The material below should be written out in full and exactly; pictures stay out of the copy.
··········
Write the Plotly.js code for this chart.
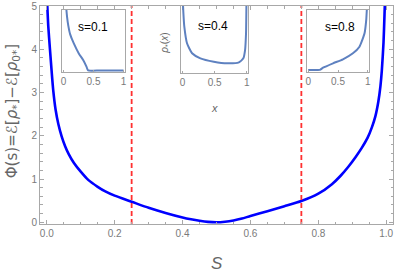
<!DOCTYPE html>
<html><head><meta charset="utf-8">
<script src="https://cdn.plot.ly/plotly-3.0.1.min.js"></script>
<style>html,body{margin:0;padding:0;background:#fff}#c{width:395px;height:277px}</style>
</head><body><div id="c"></div>
<script>
// main curve Phi(s)
const sVals = [0.001,0.0044,0.0094,0.0142,0.019,0.026,0.034,0.044,0.054,0.065,0.08,0.1,0.122,0.15,0.171,0.2,0.25,0.3,0.35,0.4,0.425,0.45,0.475,0.5,0.525,0.55,0.575,0.6,0.65,0.7,0.75,0.8,0.84,0.865,0.889,0.91,0.928,0.945,0.958,0.968,0.977,0.983,0.987,0.992,0.995,0.997];
const phiVals = [5.1,4.53,3.99,3.5,3.05,2.6,2.27,1.98,1.76,1.57,1.37,1.17,0.98,0.82,0.72,0.615,0.475,0.335,0.215,0.11,0.068,0.035,0.01,0.0,0.012,0.04,0.085,0.145,0.255,0.37,0.49,0.66,0.88,1.07,1.29,1.51,1.72,1.95,2.2,2.45,2.8,3.15,3.5,4.15,4.8,5.3];
// dashed marker positions
const dashS = [0.25, 0.75];
// inset s=0.1
const in1X = [0.04,0.06,0.08,0.11,0.17,0.255,0.328,0.383,0.41,0.6,0.8,1.0];
const in1Y = [1.1,0.88,0.74,0.6,0.45,0.28,0.173,0.063,0.0,0.0,0.0,0.0];
// inset s=0.4
const in2X = [0.003,0.012,0.027,0.069,0.148,0.278,0.487,0.697,0.879,0.948,0.975,0.99,0.997];
const in2Y = [1.1,0.9,0.68,0.424,0.27,0.192,0.14,0.115,0.13,0.192,0.32,0.58,1.1];
// inset s=0.8
const in3X = [0.0,0.1,0.195,0.25,0.417,0.583,0.75,0.86,0.945,0.973,0.983,0.99];
const in3Y = [0.0,0.0,0.0,0.037,0.11,0.177,0.277,0.387,0.61,0.83,1.0,1.1];
const insetTicks = [0,0.5,1];
const insetTickText = ['0','0.5','1'];
const xTicks = [0,0.2,0.4,0.6,0.8,1.0];
const yTicks = [0,1,2,3,4,5];

const frame = '#a8a8a8';
const tickCol = '#7a7a7a';
const insetBlue = '#5e81c0';
const red = '#ff3030';

const traces = [
  {x:sVals, y:phiVals, mode:'lines', line:{color:'#0000ff', width:2.6, shape:'spline', smoothing:0.6}, xaxis:'x', yaxis:'y'},
  {x:[dashS[0],dashS[0]], y:[-0.04,5], mode:'lines', line:{color:red, width:1.8, dash:'5px,3px'}, xaxis:'x', yaxis:'y'},
  {x:[dashS[1],dashS[1]], y:[-0.04,5], mode:'lines', line:{color:red, width:1.8, dash:'5px,3px'}, xaxis:'x', yaxis:'y'},
  {x:in1X, y:in1Y, mode:'lines', line:{color:insetBlue, width:2, shape:'spline', smoothing:0.5}, xaxis:'x2', yaxis:'y2'},
  {x:in2X, y:in2Y, mode:'lines', line:{color:insetBlue, width:2, shape:'spline', smoothing:0.5}, xaxis:'x3', yaxis:'y3'},
  {x:in3X, y:in3Y, mode:'lines', line:{color:insetBlue, width:2, shape:'spline', smoothing:0.5}, xaxis:'x4', yaxis:'y4'}
];

function insetX(domain, anchor){
  return {domain:domain, anchor:anchor, range:[-0.025,1.025], tickvals:insetTicks, ticktext:insetTickText,
    ticks:'inside', ticklen:2, tickcolor:frame, showline:true, linecolor:frame, linewidth:1, mirror:true,
    showgrid:false, zeroline:false, tickfont:{family:'Liberation Sans, Arial', size:10, color:tickCol}};
}
function insetY(domain, anchor){
  return {domain:domain, anchor:anchor, range:[-0.03,1.0], showticklabels:false, ticks:'',
    showline:true, linecolor:frame, linewidth:1, mirror:true, showgrid:false, zeroline:false};
}
function ann(text, x, y, size, color, angle, family){
  return {text:text, x:x, y:y, xref:'paper', yref:'paper', xanchor:'center', yanchor:'middle', showarrow:false,
    textangle:angle||0, font:{family:family||'Liberation Sans, Arial', size:size, color:color}};
}

const layout = {
  width:395, height:277, margin:{l:40, r:2, t:6, b:53},
  paper_bgcolor:'#fff', plot_bgcolor:'rgba(0,0,0,0)', showlegend:false,
  xaxis:{domain:[0,1], range:[-0.02,1.02], tickvals:xTicks, tickformat:'.1f', ticks:'inside', ticklen:4,
    tickcolor:frame, showline:true, linecolor:frame, linewidth:1, mirror:'ticks', showgrid:false, zeroline:false,
    minor:{dtick:0.05, ticks:'inside', ticklen:2.5, tickcolor:frame, showgrid:false},
    tickfont:{family:'Liberation Sans, Arial', size:10, color:tickCol}},
  yaxis:{domain:[0,1], range:[-0.04,5], tickvals:yTicks, ticks:'inside', ticklen:4,
    tickcolor:frame, showline:true, linecolor:frame, linewidth:1, mirror:'ticks', showgrid:false, zeroline:false,
    minor:{dtick:0.2, ticks:'inside', ticklen:2.5, tickcolor:frame, showgrid:false},
    tickfont:{family:'Liberation Sans, Arial', size:10, color:tickCol}},
  xaxis2:insetX([0.0623,0.2408],'y2'), yaxis2:insetY([0.696,0.982],'x2'),
  xaxis3:insetX([0.3994,0.590],'y3'), yaxis3:insetY([0.694,1.0],'x3'),
  xaxis4:insetX([0.7555,0.9329],'y4'), yaxis4:insetY([0.6986,0.982],'x4'),
  annotations:[
    ann('s=0.1', 0.150, 0.905, 12, '#000'),
    ann('s=0.4', 0.490, 0.910, 12, '#000'),
    ann('s=0.8', 0.850, 0.905, 12, '#000'),
    ann('<i>ρ</i><sub>*</sub>(<i>x</i>)', 0.353, 0.83, 10, '#666', -90),
    ann('<i>x</i>', 0.493, 0.532, 11, '#666'),
    ann('Φ(s)=ℰ[<i>ρ</i><sub>*</sub>]−ℰ[<i>ρ</i><sub>0*</sub>]', -0.079, 0.518, 15, '#666', -90, 'DejaVu Sans'),
    ann('<i>S</i>', 0.501, -0.179, 17, '#666')
  ]
};
Plotly.newPlot('c', traces, layout, {displayModeBar:false, staticPlot:true});
</script></body></html>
··········
_Written response_.
Write the Plotly.js code for this chart.
<!DOCTYPE html>
<html><head><meta charset="utf-8">
<script src="https://cdn.plot.ly/plotly-3.0.1.min.js"></script>
<style>html,body{margin:0;padding:0;background:#fff}#c{width:395px;height:277px}</style>
</head><body><div id="c"></div>
<script>
// main curve Phi(s)
const sVals = [0.001,0.0044,0.0094,0.0142,0.019,0.026,0.034,0.044,0.054,0.065,0.08,0.1,0.122,0.15,0.171,0.2,0.25,0.3,0.35,0.4,0.425,0.45,0.475,0.5,0.525,0.55,0.575,0.6,0.65,0.7,0.75,0.8,0.84,0.865,0.889,0.91,0.928,0.945,0.958,0.968,0.977,0.983,0.987,0.992,0.995,0.997];
const phiVals = [5.1,4.53,3.99,3.5,3.05,2.6,2.27,1.98,1.76,1.57,1.37,1.17,0.98,0.82,0.72,0.615,0.475,0.335,0.215,0.11,0.068,0.035,0.01,0.0,0.012,0.04,0.085,0.145,0.255,0.37,0.49,0.66,0.88,1.07,1.29,1.51,1.72,1.95,2.2,2.45,2.8,3.15,3.5,4.15,4.8,5.3];
// dashed marker positions
const dashS = [0.25, 0.75];
// inset s=0.1
const in1X = [0.04,0.06,0.08,0.11,0.17,0.255,0.328,0.383,0.41,0.6,0.8,1.0];
const in1Y = [1.1,0.88,0.74,0.6,0.45,0.28,0.173,0.063,0.0,0.0,0.0,0.0];
// inset s=0.4
const in2X = [0.003,0.012,0.027,0.069,0.148,0.278,0.487,0.697,0.879,0.948,0.975,0.99,0.997];
const in2Y = [1.1,0.9,0.68,0.424,0.27,0.192,0.14,0.115,0.13,0.192,0.32,0.58,1.1];
// inset s=0.8
const in3X = [0.0,0.1,0.195,0.25,0.417,0.583,0.75,0.86,0.945,0.973,0.983,0.99];
const in3Y = [0.0,0.0,0.0,0.037,0.11,0.177,0.277,0.387,0.61,0.83,1.0,1.1];
const insetTicks = [0,0.5,1];
const insetTickText = ['0','0.5','1'];
const xTicks = [0,0.2,0.4,0.6,0.8,1.0];
const yTicks = [0,1,2,3,4,5];

const frame = '#a8a8a8';
const tickCol = '#7a7a7a';
const insetBlue = '#5e81c0';
const red = '#ff3030';

const traces = [
  {x:sVals, y:phiVals, mode:'lines', line:{color:'#0000ff', width:2.6, shape:'spline', smoothing:0.6}, xaxis:'x', yaxis:'y'},
  {x:[dashS[0],dashS[0]], y:[-0.04,5], mode:'lines', line:{color:red, width:1.8, dash:'5px,3px'}, xaxis:'x', yaxis:'y'},
  {x:[dashS[1],dashS[1]], y:[-0.04,5], mode:'lines', line:{color:red, width:1.8, dash:'5px,3px'}, xaxis:'x', yaxis:'y'},
  {x:in1X, y:in1Y, mode:'lines', line:{color:insetBlue, width:2, shape:'spline', smoothing:0.5}, xaxis:'x2', yaxis:'y2'},
  {x:in2X, y:in2Y, mode:'lines', line:{color:insetBlue, width:2, shape:'spline', smoothing:0.5}, xaxis:'x3', yaxis:'y3'},
  {x:in3X, y:in3Y, mode:'lines', line:{color:insetBlue, width:2, shape:'spline', smoothing:0.5}, xaxis:'x4', yaxis:'y4'}
];

function insetX(domain, anchor){
  return {domain:domain, anchor:anchor, range:[-0.025,1.025], tickvals:insetTicks, ticktext:insetTickText,
    ticks:'inside', ticklen:2, tickcolor:frame, showline:true, linecolor:frame, linewidth:1, mirror:true,
    showgrid:false, zeroline:false, tickfont:{family:'Liberation Sans, Arial', size:10, color:tickCol}};
}
function insetY(domain, anchor){
  return {domain:domain, anchor:anchor, range:[-0.03,1.0], showticklabels:false, ticks:'',
    showline:true, linecolor:frame, linewidth:1, mirror:true, showgrid:false, zeroline:false};
}
function ann(text, x, y, size, color, angle, family){
  return {text:text, x:x, y:y, xref:'paper', yref:'paper', xanchor:'center', yanchor:'middle', showarrow:false,
    textangle:angle||0, font:{family:family||'Liberation Sans, Arial', size:size, color:color}};
}

const layout = {
  width:395, height:277, margin:{l:40, r:2, t:6, b:53},
  paper_bgcolor:'#fff', plot_bgcolor:'rgba(0,0,0,0)', showlegend:false,
  xaxis:{domain:[0,1], range:[-0.02,1.02], tickvals:xTicks, tickformat:'.1f', ticks:'inside', ticklen:4,
    tickcolor:frame, showline:true, linecolor:frame, linewidth:1, mirror:'ticks', showgrid:false, zeroline:false,
    minor:{dtick:0.05, ticks:'inside', ticklen:2.5, tickcolor:frame, showgrid:false},
    tickfont:{family:'Liberation Sans, Arial', size:10, color:tickCol}},
  yaxis:{domain:[0,1], range:[-0.04,5], tickvals:yTicks, ticks:'inside', ticklen:4,
    tickcolor:frame, showline:true, linecolor:frame, linewidth:1, mirror:'ticks', showgrid:false, zeroline:false,
    minor:{dtick:0.2, ticks:'inside', ticklen:2.5, tickcolor:frame, showgrid:false},
    tickfont:{family:'Liberation Sans, Arial', size:10, color:tickCol}},
  xaxis2:insetX([0.0623,0.2408],'y2'), yaxis2:insetY([0.696,0.982],'x2'),
  xaxis3:insetX([0.3994,0.590],'y3'), yaxis3:insetY([0.694,1.0],'x3'),
  xaxis4:insetX([0.7555,0.9329],'y4'), yaxis4:insetY([0.6986,0.982],'x4'),
  annotations:[
    ann('s=0.1', 0.150, 0.905, 12, '#000'),
    ann('s=0.4', 0.490, 0.910, 12, '#000'),
    ann('s=0.8', 0.850, 0.905, 12, '#000'),
    ann('<i>ρ</i><sub>*</sub>(<i>x</i>)', 0.353, 0.83, 10, '#666', -90),
    ann('<i>x</i>', 0.493, 0.532, 11, '#666'),
    ann('Φ(s)=ℰ[<i>ρ</i><sub>*</sub>]−ℰ[<i>ρ</i><sub>0*</sub>]', -0.079, 0.518, 15, '#666', -90, 'DejaVu Sans'),
    ann('<i>S</i>', 0.501, -0.179, 17, '#666')
  ]
};
Plotly.newPlot('c', traces, layout, {displayModeBar:false, staticPlot:true});
</script></body></html>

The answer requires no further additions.